Extracted information:
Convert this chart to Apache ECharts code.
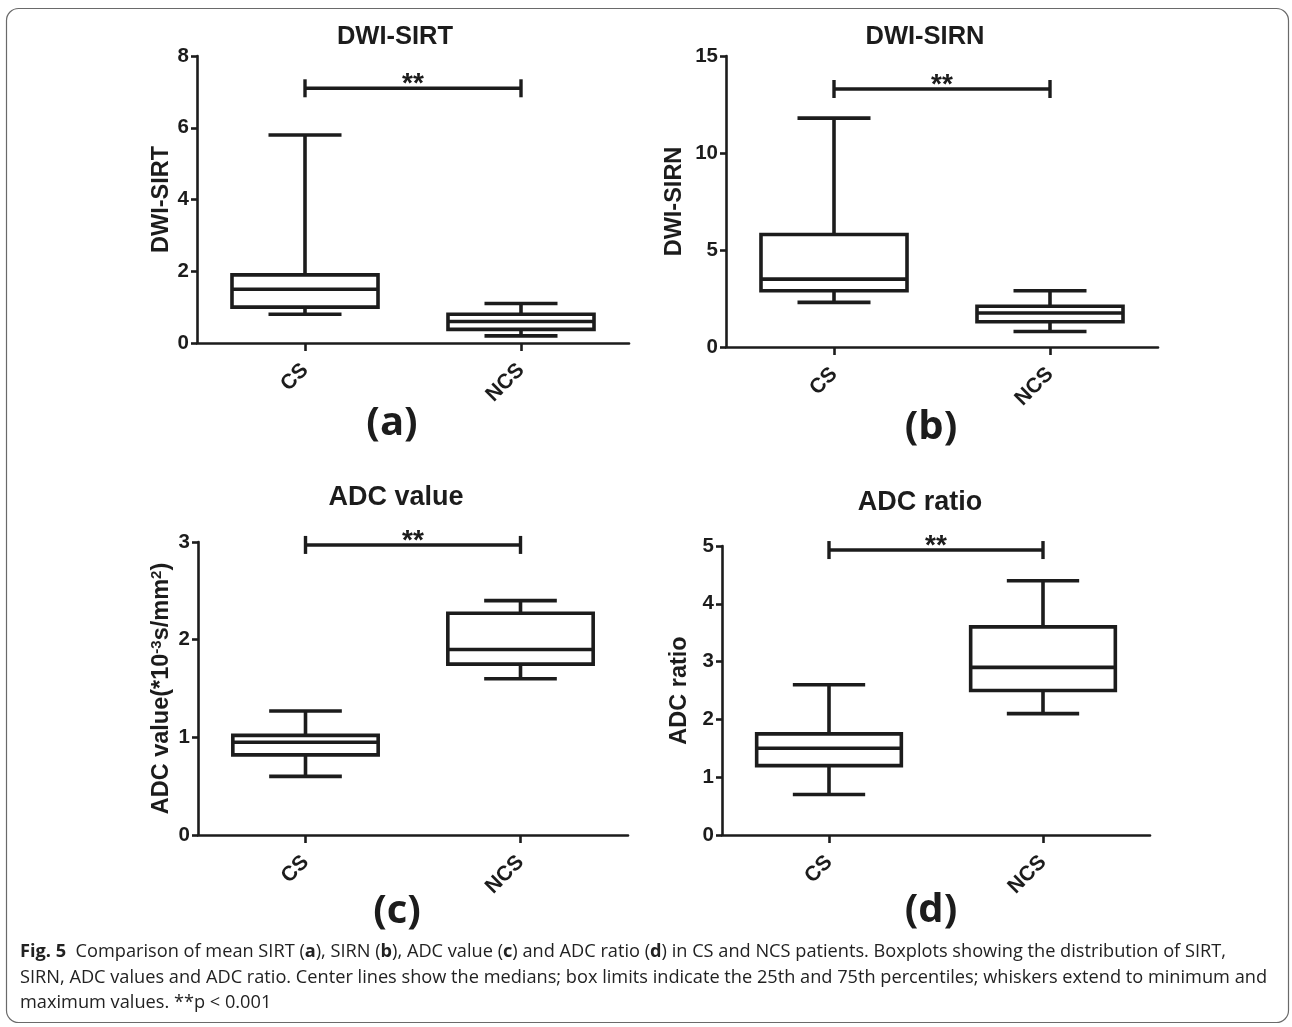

==

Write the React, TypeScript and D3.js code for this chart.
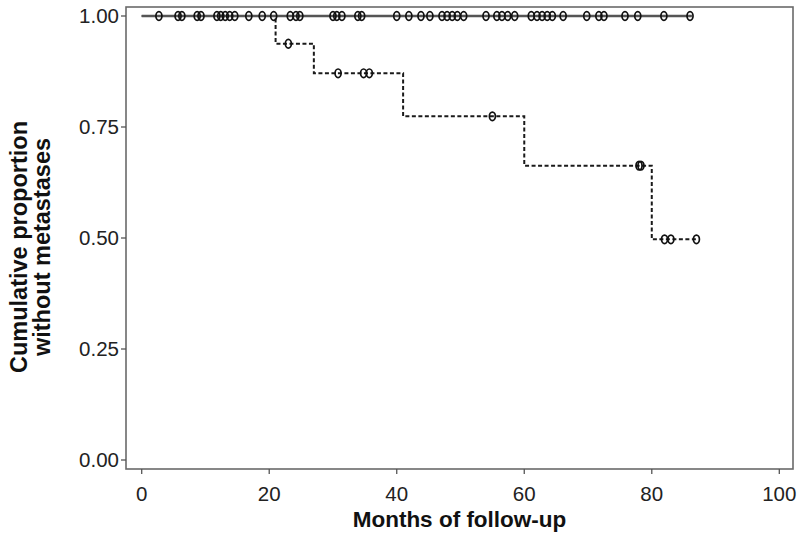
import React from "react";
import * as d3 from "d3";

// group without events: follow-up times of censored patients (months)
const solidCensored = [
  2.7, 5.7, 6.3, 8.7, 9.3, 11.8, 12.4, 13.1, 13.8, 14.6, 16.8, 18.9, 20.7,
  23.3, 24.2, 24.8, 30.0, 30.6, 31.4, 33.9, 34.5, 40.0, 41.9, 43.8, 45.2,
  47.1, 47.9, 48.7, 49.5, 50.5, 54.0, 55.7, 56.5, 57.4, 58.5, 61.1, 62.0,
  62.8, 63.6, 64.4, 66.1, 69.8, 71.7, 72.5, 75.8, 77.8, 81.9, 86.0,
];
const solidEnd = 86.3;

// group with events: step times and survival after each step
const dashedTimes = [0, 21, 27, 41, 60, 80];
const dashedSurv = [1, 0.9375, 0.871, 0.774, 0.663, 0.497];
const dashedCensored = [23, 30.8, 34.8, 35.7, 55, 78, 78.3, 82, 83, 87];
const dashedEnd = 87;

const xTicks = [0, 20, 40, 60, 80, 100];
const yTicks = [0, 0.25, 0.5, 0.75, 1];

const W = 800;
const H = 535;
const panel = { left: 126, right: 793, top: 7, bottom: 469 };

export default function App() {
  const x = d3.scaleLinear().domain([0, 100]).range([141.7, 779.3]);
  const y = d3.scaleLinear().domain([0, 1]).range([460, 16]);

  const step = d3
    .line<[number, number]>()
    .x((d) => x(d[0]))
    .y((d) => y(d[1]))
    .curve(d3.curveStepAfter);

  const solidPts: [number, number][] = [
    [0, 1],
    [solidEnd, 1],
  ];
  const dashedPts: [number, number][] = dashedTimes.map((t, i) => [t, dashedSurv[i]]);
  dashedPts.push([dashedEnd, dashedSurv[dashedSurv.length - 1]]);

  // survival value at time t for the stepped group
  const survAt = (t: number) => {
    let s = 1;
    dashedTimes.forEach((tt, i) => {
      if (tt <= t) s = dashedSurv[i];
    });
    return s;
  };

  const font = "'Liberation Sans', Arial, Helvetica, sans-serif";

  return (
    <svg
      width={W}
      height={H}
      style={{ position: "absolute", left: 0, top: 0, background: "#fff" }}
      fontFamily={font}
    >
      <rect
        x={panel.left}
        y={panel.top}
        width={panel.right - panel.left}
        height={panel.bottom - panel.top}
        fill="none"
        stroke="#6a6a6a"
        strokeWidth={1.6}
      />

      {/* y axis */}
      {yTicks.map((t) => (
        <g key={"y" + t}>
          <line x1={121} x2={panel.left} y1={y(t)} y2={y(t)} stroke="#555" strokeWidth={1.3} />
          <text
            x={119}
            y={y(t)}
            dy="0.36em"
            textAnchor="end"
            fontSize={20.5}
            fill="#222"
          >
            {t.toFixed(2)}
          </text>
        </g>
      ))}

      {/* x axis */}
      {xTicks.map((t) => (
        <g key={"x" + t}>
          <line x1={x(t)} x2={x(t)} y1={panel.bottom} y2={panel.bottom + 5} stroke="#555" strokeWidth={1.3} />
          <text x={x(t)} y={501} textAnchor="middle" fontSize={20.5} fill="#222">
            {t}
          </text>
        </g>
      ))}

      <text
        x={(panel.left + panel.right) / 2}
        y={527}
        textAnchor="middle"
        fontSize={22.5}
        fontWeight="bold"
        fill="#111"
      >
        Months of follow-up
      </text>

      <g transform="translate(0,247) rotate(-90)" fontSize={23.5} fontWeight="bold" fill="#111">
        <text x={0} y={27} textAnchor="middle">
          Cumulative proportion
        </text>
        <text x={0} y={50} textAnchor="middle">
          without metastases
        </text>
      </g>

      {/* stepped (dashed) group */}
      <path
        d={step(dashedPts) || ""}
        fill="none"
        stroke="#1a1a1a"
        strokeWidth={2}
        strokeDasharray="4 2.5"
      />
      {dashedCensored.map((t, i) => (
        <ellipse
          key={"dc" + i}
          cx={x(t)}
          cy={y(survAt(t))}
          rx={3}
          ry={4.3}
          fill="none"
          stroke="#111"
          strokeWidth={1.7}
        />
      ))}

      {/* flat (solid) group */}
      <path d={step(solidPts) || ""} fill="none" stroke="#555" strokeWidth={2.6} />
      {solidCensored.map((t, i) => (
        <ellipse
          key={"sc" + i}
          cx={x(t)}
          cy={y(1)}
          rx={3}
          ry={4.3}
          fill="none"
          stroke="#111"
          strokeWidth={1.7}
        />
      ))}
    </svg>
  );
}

Task to complete:
Extract exactly the lines running from the line containing "Write the React, TypeScript" to the line containing "const solidEnd = 86.3;", with both end lines included and all pictures left out.

Expected answer:
Write the React, TypeScript and D3.js code for this chart.
import React from "react";
import * as d3 from "d3";

// group without events: follow-up times of censored patients (months)
const solidCensored = [
  2.7, 5.7, 6.3, 8.7, 9.3, 11.8, 12.4, 13.1, 13.8, 14.6, 16.8, 18.9, 20.7,
  23.3, 24.2, 24.8, 30.0, 30.6, 31.4, 33.9, 34.5, 40.0, 41.9, 43.8, 45.2,
  47.1, 47.9, 48.7, 49.5, 50.5, 54.0, 55.7, 56.5, 57.4, 58.5, 61.1, 62.0,
  62.8, 63.6, 64.4, 66.1, 69.8, 71.7, 72.5, 75.8, 77.8, 81.9, 86.0,
];
const solidEnd = 86.3;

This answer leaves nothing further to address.